Begin at the first line and end at the line containing "fig = go.Figure()". Extract exactly those lines.

◆ ◆ ◆ ◆

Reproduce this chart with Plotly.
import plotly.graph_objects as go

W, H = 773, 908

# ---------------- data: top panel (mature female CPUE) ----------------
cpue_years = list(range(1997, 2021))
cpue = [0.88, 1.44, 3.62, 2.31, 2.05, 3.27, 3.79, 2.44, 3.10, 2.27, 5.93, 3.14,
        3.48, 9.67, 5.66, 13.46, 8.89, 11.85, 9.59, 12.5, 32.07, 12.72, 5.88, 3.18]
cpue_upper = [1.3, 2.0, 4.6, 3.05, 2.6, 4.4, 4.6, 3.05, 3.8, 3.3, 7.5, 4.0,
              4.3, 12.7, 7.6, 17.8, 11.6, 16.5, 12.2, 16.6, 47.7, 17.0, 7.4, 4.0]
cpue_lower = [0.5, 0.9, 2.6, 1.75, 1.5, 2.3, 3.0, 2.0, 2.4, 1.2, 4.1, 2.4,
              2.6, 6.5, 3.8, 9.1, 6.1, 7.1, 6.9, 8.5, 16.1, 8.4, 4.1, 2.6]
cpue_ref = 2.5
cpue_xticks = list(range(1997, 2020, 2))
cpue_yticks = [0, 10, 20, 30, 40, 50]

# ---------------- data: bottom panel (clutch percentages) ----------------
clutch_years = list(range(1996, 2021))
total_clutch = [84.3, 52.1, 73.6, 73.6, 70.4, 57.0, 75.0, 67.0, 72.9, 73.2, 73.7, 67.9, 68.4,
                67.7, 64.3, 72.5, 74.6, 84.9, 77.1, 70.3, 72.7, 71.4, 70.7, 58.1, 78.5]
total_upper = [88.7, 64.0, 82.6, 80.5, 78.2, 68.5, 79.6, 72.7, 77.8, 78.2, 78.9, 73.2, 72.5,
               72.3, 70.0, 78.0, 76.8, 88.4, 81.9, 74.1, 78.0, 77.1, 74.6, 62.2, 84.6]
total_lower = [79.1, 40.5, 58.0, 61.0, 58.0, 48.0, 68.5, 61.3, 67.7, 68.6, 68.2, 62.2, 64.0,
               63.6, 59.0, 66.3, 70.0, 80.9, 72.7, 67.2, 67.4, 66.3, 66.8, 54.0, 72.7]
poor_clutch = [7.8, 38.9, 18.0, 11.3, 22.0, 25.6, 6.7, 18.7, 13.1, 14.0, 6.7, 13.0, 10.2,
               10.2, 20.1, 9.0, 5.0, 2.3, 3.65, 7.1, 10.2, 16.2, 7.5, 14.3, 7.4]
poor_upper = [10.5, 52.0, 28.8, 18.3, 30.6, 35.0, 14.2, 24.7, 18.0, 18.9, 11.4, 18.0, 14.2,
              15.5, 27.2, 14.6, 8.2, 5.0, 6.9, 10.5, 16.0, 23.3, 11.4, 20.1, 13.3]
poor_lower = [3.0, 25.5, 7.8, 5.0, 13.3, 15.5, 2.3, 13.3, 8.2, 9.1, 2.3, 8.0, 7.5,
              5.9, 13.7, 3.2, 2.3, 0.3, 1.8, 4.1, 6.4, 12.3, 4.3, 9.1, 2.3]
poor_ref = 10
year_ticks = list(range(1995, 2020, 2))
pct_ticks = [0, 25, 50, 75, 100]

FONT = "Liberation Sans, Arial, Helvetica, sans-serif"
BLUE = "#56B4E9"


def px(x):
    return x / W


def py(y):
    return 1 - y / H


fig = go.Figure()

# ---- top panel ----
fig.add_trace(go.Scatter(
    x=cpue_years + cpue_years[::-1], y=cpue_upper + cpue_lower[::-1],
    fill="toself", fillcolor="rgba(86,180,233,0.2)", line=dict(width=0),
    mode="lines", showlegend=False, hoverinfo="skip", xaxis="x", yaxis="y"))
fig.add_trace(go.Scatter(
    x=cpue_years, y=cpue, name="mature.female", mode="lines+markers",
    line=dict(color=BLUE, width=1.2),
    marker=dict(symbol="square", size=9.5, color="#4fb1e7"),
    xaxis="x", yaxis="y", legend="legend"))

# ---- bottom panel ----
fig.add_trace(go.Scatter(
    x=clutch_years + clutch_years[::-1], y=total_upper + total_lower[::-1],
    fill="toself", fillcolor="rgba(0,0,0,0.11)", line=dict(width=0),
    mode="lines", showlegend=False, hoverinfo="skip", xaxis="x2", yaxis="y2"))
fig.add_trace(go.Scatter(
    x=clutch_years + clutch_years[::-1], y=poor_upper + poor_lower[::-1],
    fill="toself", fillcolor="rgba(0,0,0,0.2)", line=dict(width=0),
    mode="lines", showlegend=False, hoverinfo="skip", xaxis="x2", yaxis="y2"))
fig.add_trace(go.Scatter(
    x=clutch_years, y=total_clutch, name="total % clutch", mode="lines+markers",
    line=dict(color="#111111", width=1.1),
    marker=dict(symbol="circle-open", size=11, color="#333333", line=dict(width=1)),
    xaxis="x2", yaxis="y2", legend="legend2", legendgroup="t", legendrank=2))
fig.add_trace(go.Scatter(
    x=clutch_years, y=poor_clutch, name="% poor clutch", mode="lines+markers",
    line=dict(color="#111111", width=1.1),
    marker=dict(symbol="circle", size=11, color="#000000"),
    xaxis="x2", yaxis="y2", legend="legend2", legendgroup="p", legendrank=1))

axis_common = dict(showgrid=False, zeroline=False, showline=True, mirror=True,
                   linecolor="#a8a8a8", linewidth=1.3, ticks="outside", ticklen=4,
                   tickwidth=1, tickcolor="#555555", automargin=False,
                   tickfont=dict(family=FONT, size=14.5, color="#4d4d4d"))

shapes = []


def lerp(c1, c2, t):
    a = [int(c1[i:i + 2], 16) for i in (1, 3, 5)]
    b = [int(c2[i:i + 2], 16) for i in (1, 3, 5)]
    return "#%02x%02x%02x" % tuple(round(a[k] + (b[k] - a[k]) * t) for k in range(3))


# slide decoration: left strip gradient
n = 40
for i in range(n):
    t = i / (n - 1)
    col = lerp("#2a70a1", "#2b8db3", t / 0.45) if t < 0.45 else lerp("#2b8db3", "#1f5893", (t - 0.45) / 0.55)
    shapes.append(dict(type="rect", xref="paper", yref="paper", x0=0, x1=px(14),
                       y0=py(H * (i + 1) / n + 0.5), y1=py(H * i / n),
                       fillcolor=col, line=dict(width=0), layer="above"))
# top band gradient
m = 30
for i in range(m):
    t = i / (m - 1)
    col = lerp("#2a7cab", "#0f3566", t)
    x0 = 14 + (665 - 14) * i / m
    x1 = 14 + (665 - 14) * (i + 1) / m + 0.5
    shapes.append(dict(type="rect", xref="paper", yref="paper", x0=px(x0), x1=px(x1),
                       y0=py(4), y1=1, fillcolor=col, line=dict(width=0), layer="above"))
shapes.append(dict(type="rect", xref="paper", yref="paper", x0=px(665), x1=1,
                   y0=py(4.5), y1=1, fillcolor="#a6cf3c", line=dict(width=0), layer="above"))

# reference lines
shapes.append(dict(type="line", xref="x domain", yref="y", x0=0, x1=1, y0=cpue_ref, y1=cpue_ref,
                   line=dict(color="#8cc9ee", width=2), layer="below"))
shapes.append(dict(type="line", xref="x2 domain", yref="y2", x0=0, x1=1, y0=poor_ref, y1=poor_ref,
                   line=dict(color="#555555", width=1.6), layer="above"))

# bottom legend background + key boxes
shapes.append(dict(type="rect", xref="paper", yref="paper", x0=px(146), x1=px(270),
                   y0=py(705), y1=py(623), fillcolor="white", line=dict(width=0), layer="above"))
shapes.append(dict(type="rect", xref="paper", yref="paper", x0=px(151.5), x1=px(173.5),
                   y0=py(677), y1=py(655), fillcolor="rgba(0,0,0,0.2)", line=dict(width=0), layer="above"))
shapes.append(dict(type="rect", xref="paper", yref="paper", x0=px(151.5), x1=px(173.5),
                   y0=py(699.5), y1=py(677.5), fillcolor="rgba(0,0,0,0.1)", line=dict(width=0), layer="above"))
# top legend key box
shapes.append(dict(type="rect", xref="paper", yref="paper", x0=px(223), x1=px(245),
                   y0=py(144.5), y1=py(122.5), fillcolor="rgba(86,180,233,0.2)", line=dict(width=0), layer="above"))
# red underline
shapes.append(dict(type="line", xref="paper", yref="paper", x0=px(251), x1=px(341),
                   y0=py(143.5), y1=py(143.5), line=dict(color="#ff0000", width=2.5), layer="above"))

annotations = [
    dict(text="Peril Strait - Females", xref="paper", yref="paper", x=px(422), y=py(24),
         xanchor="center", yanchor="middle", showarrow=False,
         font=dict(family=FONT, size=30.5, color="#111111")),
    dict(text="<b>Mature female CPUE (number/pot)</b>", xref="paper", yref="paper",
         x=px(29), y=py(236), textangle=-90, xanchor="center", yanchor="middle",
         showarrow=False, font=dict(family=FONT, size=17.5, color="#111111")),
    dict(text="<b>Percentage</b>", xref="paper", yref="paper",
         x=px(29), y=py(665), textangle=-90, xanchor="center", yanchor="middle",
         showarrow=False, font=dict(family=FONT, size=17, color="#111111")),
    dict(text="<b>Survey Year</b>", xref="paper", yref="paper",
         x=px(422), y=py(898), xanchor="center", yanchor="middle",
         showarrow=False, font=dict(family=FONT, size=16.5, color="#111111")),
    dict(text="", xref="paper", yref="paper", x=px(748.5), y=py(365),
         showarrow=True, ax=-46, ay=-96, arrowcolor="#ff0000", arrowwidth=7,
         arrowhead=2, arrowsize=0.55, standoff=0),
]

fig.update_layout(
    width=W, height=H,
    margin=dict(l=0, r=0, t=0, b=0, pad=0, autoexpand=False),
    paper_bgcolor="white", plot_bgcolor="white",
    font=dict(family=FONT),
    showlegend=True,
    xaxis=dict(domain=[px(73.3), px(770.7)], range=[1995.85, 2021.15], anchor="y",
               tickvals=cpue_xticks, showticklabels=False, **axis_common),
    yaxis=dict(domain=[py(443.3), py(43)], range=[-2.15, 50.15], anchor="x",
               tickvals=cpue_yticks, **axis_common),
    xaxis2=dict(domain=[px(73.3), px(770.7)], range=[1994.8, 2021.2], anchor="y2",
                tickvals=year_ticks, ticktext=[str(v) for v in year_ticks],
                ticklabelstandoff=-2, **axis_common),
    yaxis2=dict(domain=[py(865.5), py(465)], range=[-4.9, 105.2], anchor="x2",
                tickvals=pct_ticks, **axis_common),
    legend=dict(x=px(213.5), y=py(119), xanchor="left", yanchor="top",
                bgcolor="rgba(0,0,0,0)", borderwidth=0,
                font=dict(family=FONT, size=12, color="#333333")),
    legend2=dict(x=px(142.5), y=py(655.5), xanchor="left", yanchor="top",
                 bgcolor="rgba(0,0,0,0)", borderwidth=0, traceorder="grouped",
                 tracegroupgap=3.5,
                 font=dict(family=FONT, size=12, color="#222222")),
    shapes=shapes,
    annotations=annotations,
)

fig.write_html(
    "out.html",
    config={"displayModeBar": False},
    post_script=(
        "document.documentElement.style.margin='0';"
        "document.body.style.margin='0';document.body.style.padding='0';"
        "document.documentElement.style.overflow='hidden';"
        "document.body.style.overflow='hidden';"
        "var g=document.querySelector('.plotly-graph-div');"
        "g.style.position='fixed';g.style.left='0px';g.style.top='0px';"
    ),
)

◆ ◆ ◆ ◆

Exercise response.
Reproduce this chart with Plotly.
import plotly.graph_objects as go

W, H = 773, 908

# ---------------- data: top panel (mature female CPUE) ----------------
cpue_years = list(range(1997, 2021))
cpue = [0.88, 1.44, 3.62, 2.31, 2.05, 3.27, 3.79, 2.44, 3.10, 2.27, 5.93, 3.14,
        3.48, 9.67, 5.66, 13.46, 8.89, 11.85, 9.59, 12.5, 32.07, 12.72, 5.88, 3.18]
cpue_upper = [1.3, 2.0, 4.6, 3.05, 2.6, 4.4, 4.6, 3.05, 3.8, 3.3, 7.5, 4.0,
              4.3, 12.7, 7.6, 17.8, 11.6, 16.5, 12.2, 16.6, 47.7, 17.0, 7.4, 4.0]
cpue_lower = [0.5, 0.9, 2.6, 1.75, 1.5, 2.3, 3.0, 2.0, 2.4, 1.2, 4.1, 2.4,
              2.6, 6.5, 3.8, 9.1, 6.1, 7.1, 6.9, 8.5, 16.1, 8.4, 4.1, 2.6]
cpue_ref = 2.5
cpue_xticks = list(range(1997, 2020, 2))
cpue_yticks = [0, 10, 20, 30, 40, 50]

# ---------------- data: bottom panel (clutch percentages) ----------------
clutch_years = list(range(1996, 2021))
total_clutch = [84.3, 52.1, 73.6, 73.6, 70.4, 57.0, 75.0, 67.0, 72.9, 73.2, 73.7, 67.9, 68.4,
                67.7, 64.3, 72.5, 74.6, 84.9, 77.1, 70.3, 72.7, 71.4, 70.7, 58.1, 78.5]
total_upper = [88.7, 64.0, 82.6, 80.5, 78.2, 68.5, 79.6, 72.7, 77.8, 78.2, 78.9, 73.2, 72.5,
               72.3, 70.0, 78.0, 76.8, 88.4, 81.9, 74.1, 78.0, 77.1, 74.6, 62.2, 84.6]
total_lower = [79.1, 40.5, 58.0, 61.0, 58.0, 48.0, 68.5, 61.3, 67.7, 68.6, 68.2, 62.2, 64.0,
               63.6, 59.0, 66.3, 70.0, 80.9, 72.7, 67.2, 67.4, 66.3, 66.8, 54.0, 72.7]
poor_clutch = [7.8, 38.9, 18.0, 11.3, 22.0, 25.6, 6.7, 18.7, 13.1, 14.0, 6.7, 13.0, 10.2,
               10.2, 20.1, 9.0, 5.0, 2.3, 3.65, 7.1, 10.2, 16.2, 7.5, 14.3, 7.4]
poor_upper = [10.5, 52.0, 28.8, 18.3, 30.6, 35.0, 14.2, 24.7, 18.0, 18.9, 11.4, 18.0, 14.2,
              15.5, 27.2, 14.6, 8.2, 5.0, 6.9, 10.5, 16.0, 23.3, 11.4, 20.1, 13.3]
poor_lower = [3.0, 25.5, 7.8, 5.0, 13.3, 15.5, 2.3, 13.3, 8.2, 9.1, 2.3, 8.0, 7.5,
              5.9, 13.7, 3.2, 2.3, 0.3, 1.8, 4.1, 6.4, 12.3, 4.3, 9.1, 2.3]
poor_ref = 10
year_ticks = list(range(1995, 2020, 2))
pct_ticks = [0, 25, 50, 75, 100]

FONT = "Liberation Sans, Arial, Helvetica, sans-serif"
BLUE = "#56B4E9"


def px(x):
    return x / W


def py(y):
    return 1 - y / H


fig = go.Figure()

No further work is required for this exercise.